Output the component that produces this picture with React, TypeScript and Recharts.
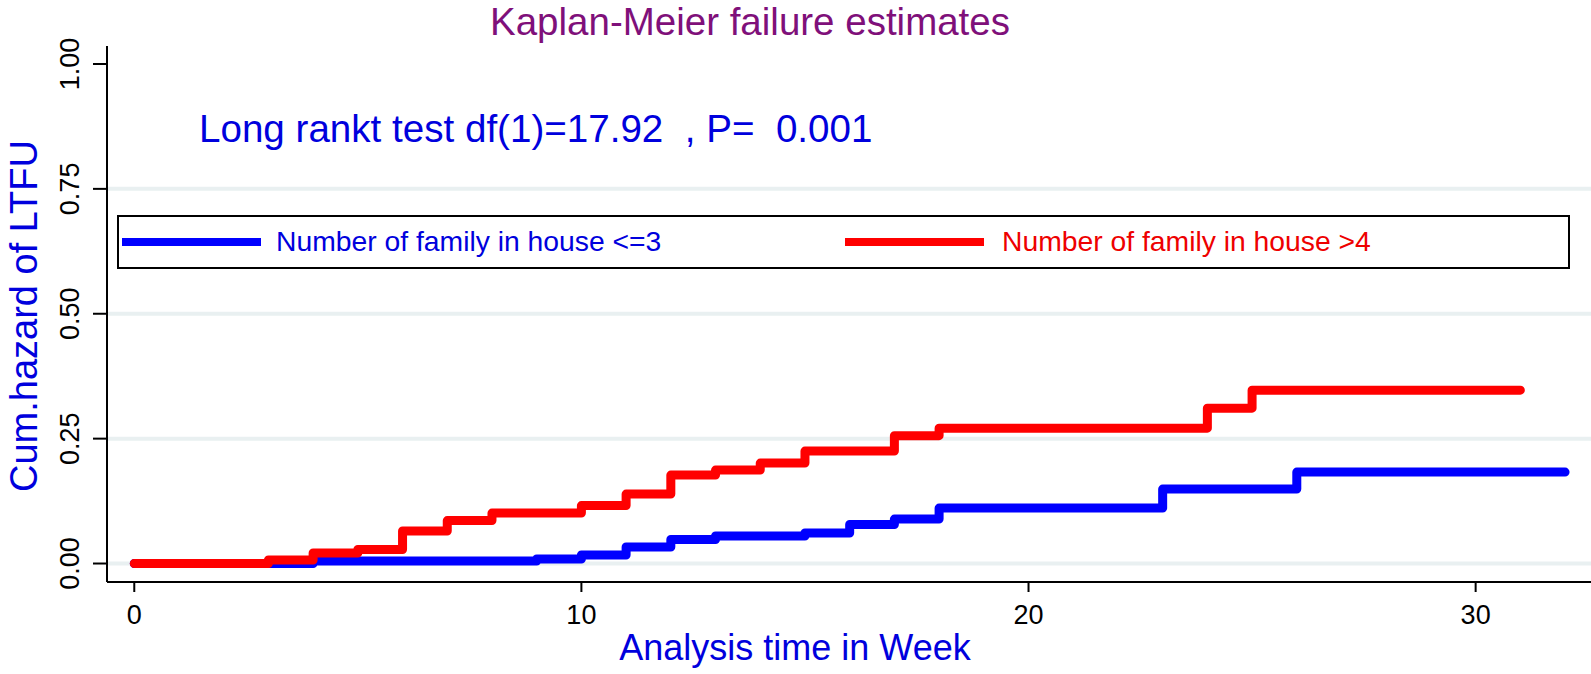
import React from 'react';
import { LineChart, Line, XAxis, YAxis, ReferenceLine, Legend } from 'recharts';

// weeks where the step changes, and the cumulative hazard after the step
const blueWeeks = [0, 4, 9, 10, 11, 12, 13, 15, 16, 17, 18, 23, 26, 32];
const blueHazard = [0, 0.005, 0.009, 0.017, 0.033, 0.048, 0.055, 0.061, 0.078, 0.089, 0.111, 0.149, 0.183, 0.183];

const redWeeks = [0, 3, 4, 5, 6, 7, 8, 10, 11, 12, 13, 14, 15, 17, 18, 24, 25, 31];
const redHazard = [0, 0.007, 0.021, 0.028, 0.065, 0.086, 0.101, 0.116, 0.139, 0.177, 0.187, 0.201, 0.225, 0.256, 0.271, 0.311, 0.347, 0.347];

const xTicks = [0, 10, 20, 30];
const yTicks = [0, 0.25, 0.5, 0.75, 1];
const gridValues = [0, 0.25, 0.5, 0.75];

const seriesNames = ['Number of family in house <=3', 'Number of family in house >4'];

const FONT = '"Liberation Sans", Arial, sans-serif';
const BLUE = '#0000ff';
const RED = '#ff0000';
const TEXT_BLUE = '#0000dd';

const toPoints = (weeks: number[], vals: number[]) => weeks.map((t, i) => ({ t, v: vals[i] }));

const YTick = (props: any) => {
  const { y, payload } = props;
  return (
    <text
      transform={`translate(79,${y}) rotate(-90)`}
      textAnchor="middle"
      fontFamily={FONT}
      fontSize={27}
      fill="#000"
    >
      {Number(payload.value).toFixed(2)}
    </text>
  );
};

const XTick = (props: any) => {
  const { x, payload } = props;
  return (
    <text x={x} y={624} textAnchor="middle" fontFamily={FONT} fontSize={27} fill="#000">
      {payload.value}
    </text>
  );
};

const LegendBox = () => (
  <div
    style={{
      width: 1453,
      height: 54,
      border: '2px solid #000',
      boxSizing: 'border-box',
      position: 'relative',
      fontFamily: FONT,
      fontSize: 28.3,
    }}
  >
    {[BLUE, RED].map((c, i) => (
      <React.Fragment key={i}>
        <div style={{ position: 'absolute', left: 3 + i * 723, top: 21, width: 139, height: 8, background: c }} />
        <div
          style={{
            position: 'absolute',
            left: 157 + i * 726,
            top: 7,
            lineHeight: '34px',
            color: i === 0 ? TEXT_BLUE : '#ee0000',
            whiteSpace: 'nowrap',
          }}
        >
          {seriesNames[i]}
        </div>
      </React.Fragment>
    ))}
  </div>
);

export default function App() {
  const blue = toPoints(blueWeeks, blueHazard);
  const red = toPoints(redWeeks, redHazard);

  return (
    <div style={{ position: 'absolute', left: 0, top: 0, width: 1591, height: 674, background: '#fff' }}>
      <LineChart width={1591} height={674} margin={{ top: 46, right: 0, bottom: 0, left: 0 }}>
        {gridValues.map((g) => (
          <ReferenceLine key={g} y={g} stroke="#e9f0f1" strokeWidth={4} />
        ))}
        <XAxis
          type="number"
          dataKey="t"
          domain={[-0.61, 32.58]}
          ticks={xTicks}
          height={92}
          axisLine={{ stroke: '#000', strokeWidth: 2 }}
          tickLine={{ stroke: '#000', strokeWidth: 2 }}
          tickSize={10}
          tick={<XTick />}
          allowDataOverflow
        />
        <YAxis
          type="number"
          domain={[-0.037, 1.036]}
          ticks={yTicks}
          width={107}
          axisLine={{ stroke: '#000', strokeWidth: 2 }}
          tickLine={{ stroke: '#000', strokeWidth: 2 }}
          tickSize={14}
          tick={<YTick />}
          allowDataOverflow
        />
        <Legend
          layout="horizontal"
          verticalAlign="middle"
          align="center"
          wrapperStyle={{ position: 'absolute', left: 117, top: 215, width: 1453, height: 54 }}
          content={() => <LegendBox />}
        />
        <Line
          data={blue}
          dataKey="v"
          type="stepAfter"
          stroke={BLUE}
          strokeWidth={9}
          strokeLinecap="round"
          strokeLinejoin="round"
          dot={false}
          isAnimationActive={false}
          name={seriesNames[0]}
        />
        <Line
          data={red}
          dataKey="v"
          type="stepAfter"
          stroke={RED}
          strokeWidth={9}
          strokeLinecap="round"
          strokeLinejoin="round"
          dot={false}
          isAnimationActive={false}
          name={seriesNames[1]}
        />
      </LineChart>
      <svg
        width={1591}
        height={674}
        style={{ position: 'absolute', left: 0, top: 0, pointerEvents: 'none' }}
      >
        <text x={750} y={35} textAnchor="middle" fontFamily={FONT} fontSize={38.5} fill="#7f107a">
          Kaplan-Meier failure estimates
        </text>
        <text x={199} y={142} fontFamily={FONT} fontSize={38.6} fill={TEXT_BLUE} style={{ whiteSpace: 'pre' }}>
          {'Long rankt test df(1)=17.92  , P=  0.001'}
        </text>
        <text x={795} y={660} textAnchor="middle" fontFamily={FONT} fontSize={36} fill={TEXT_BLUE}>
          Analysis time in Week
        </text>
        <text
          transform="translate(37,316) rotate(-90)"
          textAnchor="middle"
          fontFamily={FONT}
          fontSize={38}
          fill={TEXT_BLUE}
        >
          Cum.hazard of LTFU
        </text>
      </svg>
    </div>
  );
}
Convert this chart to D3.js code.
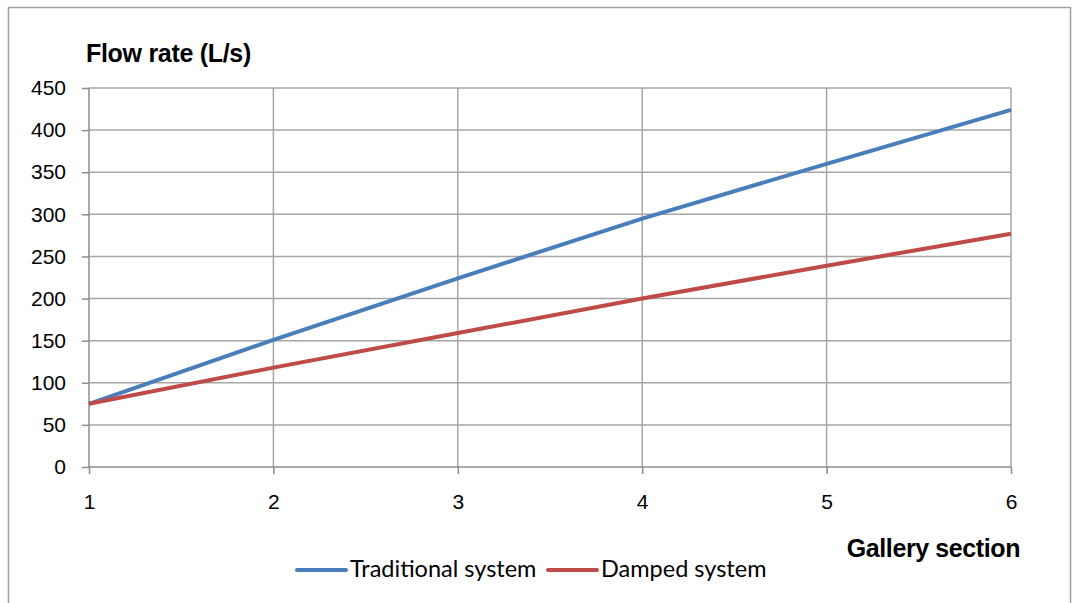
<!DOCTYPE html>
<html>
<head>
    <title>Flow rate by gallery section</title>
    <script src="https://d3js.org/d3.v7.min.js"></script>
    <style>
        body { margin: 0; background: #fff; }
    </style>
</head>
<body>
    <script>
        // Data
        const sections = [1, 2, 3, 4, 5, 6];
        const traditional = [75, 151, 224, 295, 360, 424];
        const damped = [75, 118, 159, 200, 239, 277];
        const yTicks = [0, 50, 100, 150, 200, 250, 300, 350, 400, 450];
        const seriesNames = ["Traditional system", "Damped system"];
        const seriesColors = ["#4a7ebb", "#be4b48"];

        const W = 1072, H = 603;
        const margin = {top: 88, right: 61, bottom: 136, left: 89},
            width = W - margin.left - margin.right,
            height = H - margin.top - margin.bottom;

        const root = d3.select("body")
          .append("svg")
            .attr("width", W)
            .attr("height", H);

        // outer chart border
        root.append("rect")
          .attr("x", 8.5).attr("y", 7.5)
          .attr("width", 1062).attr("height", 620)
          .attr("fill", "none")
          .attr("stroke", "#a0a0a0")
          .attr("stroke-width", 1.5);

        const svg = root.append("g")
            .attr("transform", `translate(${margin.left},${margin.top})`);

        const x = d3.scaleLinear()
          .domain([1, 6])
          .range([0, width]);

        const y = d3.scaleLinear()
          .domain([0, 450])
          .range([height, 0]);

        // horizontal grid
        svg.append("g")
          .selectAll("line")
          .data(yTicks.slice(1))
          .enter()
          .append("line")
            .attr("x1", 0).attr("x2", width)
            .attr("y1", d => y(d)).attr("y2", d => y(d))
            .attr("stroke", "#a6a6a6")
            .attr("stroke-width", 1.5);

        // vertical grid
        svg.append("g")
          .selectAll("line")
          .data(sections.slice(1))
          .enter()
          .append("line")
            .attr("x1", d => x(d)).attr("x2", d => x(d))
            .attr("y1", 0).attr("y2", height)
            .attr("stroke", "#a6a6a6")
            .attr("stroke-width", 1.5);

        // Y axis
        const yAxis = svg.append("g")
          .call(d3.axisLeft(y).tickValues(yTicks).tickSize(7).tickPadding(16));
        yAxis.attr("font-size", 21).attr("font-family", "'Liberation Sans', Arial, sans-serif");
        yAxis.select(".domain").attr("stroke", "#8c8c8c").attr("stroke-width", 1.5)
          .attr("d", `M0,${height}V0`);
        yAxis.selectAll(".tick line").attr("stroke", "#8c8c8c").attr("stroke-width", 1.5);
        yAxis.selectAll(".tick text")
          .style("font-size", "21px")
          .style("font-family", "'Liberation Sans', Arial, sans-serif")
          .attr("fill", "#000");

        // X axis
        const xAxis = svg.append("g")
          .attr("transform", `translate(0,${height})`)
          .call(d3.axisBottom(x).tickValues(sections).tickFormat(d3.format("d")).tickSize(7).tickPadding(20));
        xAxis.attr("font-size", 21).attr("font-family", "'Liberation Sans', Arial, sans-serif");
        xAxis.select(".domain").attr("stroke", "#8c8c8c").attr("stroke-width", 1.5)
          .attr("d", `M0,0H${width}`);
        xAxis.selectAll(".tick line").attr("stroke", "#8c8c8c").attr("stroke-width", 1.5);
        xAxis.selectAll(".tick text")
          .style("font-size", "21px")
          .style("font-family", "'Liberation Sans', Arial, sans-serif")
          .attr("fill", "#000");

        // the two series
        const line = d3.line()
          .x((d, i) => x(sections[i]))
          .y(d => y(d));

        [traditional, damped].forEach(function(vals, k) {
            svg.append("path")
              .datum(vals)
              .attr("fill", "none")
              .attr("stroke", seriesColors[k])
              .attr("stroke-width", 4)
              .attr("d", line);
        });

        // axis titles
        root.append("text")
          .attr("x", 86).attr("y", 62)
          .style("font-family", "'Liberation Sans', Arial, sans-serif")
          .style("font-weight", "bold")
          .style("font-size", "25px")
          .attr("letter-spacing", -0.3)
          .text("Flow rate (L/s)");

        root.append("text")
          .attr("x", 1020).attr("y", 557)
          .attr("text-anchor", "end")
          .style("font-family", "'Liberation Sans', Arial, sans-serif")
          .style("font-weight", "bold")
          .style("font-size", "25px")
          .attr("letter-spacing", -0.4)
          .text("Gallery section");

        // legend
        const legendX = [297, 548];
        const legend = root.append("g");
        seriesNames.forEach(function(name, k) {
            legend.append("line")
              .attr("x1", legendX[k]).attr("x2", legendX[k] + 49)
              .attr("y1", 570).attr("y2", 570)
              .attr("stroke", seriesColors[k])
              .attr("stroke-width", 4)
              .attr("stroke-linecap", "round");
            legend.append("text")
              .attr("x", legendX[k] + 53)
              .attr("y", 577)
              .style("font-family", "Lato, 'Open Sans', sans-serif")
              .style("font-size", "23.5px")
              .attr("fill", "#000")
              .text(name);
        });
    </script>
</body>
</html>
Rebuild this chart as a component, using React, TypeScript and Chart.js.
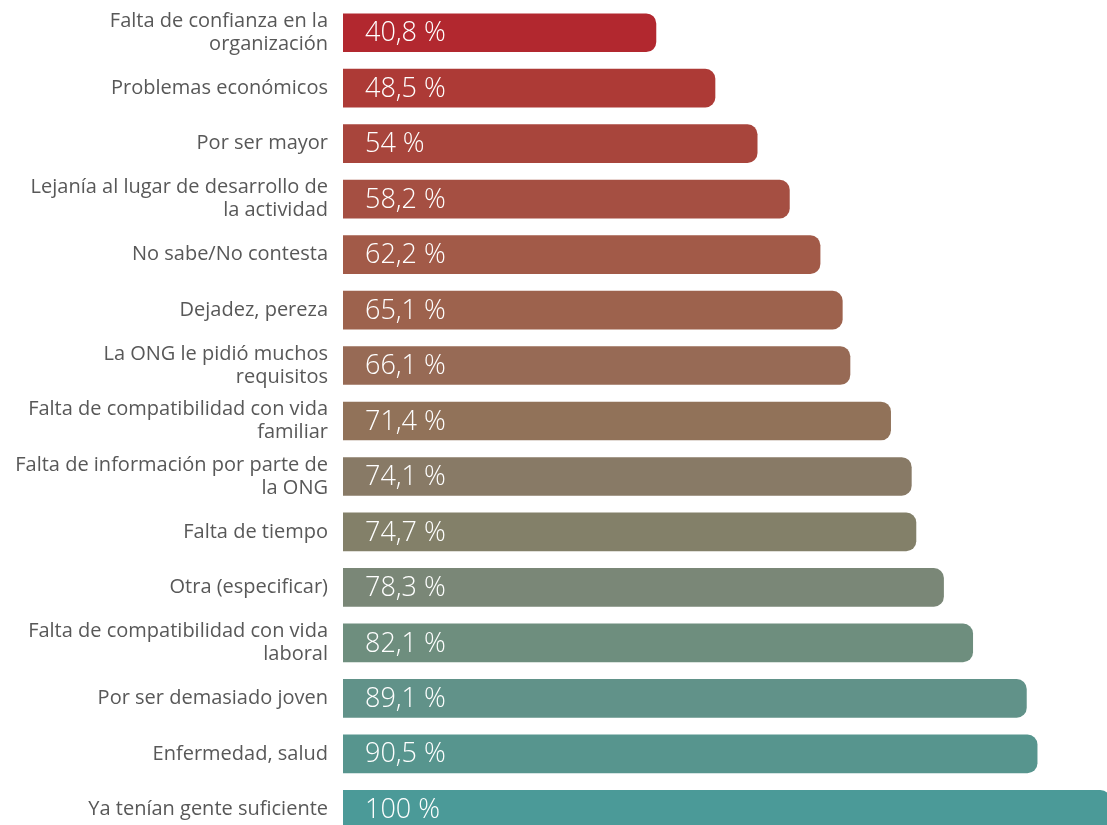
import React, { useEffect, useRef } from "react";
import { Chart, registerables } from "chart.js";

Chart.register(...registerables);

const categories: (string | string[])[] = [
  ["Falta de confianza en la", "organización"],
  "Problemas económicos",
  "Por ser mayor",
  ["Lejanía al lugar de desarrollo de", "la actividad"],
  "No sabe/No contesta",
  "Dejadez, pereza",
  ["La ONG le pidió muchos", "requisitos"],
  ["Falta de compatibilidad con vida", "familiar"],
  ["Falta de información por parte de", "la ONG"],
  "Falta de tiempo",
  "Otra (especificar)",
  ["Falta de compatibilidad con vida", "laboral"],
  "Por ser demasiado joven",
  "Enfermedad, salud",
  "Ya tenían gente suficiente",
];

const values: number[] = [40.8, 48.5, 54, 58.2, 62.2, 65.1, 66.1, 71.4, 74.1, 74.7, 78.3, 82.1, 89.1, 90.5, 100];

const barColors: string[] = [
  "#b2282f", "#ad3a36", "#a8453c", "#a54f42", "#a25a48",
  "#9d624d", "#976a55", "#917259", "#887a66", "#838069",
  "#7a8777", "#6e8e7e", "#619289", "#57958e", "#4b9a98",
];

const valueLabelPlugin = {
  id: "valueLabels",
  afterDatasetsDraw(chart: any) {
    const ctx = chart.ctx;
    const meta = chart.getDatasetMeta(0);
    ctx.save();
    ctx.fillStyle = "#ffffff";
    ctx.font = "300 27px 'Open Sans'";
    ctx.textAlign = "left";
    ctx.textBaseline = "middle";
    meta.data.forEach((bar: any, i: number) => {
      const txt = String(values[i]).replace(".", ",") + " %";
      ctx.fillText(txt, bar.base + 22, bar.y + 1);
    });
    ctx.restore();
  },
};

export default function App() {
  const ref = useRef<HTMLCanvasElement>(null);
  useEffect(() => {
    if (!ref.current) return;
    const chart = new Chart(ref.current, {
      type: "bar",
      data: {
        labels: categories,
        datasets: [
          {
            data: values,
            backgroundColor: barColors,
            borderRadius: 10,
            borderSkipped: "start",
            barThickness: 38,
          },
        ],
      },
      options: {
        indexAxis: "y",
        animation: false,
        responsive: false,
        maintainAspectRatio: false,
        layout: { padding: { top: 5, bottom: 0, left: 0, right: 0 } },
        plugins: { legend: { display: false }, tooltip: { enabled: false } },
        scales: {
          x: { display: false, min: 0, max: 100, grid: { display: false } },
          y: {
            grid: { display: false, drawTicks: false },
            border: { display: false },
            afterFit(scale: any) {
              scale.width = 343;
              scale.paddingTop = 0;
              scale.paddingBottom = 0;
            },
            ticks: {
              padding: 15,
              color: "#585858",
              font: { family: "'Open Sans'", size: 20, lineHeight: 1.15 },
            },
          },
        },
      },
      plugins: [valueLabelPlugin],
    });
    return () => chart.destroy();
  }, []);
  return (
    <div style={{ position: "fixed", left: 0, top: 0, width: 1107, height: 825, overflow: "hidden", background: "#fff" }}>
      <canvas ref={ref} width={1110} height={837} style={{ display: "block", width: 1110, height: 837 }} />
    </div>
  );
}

§ WORK TO BE COMPLETED
Up to and including the line with "YAxis, ReferenceLine, Legend", copy the data above from its first line. Skip pictures.

§ FULL ANSWER
Output the component that produces this picture with React, TypeScript and Recharts.
import React from 'react';
import { LineChart, Line, XAxis, YAxis, ReferenceLine, Legend } from 'recharts';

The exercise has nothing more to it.